Ascon Oil Company Ltd has recovered its fuel retail station at Block 36, Admiralty Way, Lekki Phase 1, Lagos, purportedly sold by Stanbic IBTC Bank.
It was gathered that the prime property with a market value of N2.5 billion was undersold at N1.53 billion, through Stanbic IBTC’s Receiver to Rainoil Ltd.
Rainoil is one of ASCON Oil competitors in the downstream sector had in 2019, while Stanbic IBTC was its banker, made a bid to acquire controlling shares in the oil firm.
It was learnt that ASCON Oil retook possession of the property following a July 24, 2020 order of Justice Mohammed Liman of the Federal High Court in Lagos.
The suit, marked FHC/L/CS/567/2020, arose following a N1.7billion loan facility.
The property had been in the Receiver’s possession following the Judge’s May 15, 2020 ex-parte order which authorised the Police protection for the Receiver to protect and preserve the fuel retail station and restrain ASCON from interfering with the discharge of his functions.
But on July 24, 2020, Justice Liman vacated that order in part following ASCON’s claims of suppression, non-disclosure and material misrepresentation of facts against Stanbic IBTC, which the bank resisted.
Before the July 24 ruling, and in seeking to recover its property, ASCON had written to Stanbic IBTC, through its Managing Director, Demola Shogunle, stating that its outstanding indebtedness was now available and that ASCON was ready to make the payment subject to an audit of its account.

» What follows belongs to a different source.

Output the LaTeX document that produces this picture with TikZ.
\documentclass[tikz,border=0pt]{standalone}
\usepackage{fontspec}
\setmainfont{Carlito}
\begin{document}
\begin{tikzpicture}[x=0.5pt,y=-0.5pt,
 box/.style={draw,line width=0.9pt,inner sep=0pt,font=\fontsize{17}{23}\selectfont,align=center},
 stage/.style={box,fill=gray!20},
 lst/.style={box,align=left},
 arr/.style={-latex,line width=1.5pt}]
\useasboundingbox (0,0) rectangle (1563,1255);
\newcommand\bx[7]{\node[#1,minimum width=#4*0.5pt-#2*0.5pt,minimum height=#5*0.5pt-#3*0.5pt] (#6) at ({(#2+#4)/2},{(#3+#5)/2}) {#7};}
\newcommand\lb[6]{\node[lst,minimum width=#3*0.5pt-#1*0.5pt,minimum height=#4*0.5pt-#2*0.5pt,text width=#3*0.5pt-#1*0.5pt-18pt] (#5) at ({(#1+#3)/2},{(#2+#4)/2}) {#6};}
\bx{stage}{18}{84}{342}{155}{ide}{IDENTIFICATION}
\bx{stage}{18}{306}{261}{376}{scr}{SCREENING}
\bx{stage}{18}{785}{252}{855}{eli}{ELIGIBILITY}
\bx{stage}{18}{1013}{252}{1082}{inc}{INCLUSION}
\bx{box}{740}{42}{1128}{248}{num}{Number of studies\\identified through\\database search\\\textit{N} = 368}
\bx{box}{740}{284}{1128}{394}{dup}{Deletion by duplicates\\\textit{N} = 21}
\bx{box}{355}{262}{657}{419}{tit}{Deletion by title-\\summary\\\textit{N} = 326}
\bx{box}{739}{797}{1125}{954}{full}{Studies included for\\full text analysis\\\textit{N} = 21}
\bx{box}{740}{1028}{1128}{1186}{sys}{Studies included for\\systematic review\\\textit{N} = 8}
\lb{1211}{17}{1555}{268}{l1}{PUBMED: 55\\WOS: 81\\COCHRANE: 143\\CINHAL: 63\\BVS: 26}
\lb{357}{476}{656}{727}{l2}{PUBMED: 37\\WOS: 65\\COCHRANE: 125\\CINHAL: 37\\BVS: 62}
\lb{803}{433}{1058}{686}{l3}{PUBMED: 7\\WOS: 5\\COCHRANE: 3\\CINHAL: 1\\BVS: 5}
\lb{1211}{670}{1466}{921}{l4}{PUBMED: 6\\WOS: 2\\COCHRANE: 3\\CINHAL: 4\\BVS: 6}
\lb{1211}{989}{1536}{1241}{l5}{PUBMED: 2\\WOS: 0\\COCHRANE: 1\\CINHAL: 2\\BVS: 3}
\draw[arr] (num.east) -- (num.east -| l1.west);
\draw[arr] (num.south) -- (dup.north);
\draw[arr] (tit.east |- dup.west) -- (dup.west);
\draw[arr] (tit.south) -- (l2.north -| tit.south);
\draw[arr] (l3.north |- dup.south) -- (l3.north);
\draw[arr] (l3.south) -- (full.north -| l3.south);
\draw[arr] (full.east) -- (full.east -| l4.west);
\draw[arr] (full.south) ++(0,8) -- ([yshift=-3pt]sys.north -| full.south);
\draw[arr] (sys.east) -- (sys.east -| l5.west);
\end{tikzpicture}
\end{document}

But the bank, it was learnt, declined, stating that the property had been sold. It also declined ASCON’s requests for details of the expedited process of the transaction or evidence of any cash movement by which the property was purportedly conveyed to Rain Oil.
However, on May 27, 2020, ASCON approached the court to set aside its earlier orders and to nullify all steps taken pursuant to the orders.
It argued, among others, that since ASCON was not initially allowed to make its own case meant it was denied the right to fair hearing.
On July 24, 2020, Justice Liman, agreed that the Receiver erred in law to have brought his application for the orders, ex-parte and that ASCON should have been put on notice.
The court consequently discharged its earlier order of May 15, 2020 restraining ASCON from preventing the activities of the Receiver. Thus, the order preventing the oil retailer from resisting the activities of the Receiver was vacated.
ASCON had alleged in its motion on notice, that the purported Deed of Legal Mortgage dated June 5, 2019, through which Stanbic IBTC derived its right or power to either appoint a Receiver or sell the property was a forgery. “At the time the Deed of Legal Mortgage was purportedly executed, ASCON had by letters of May 28 and 31 2018, protested the inclusion of the property for perfection. Thus, ASCON could not have executed a Deed of Legal Mortgage over the same property,” the document averred.
It also alleged that forensic analysis of the purported Deed of Legal Mortgage revealed significant inconsistencies as two supposed signatures, were materially different from their regular signatures and the signature page of the purported Deed of Legal Mortgage is a counterpart copy of previously executed Deeds of Legal Mortgage.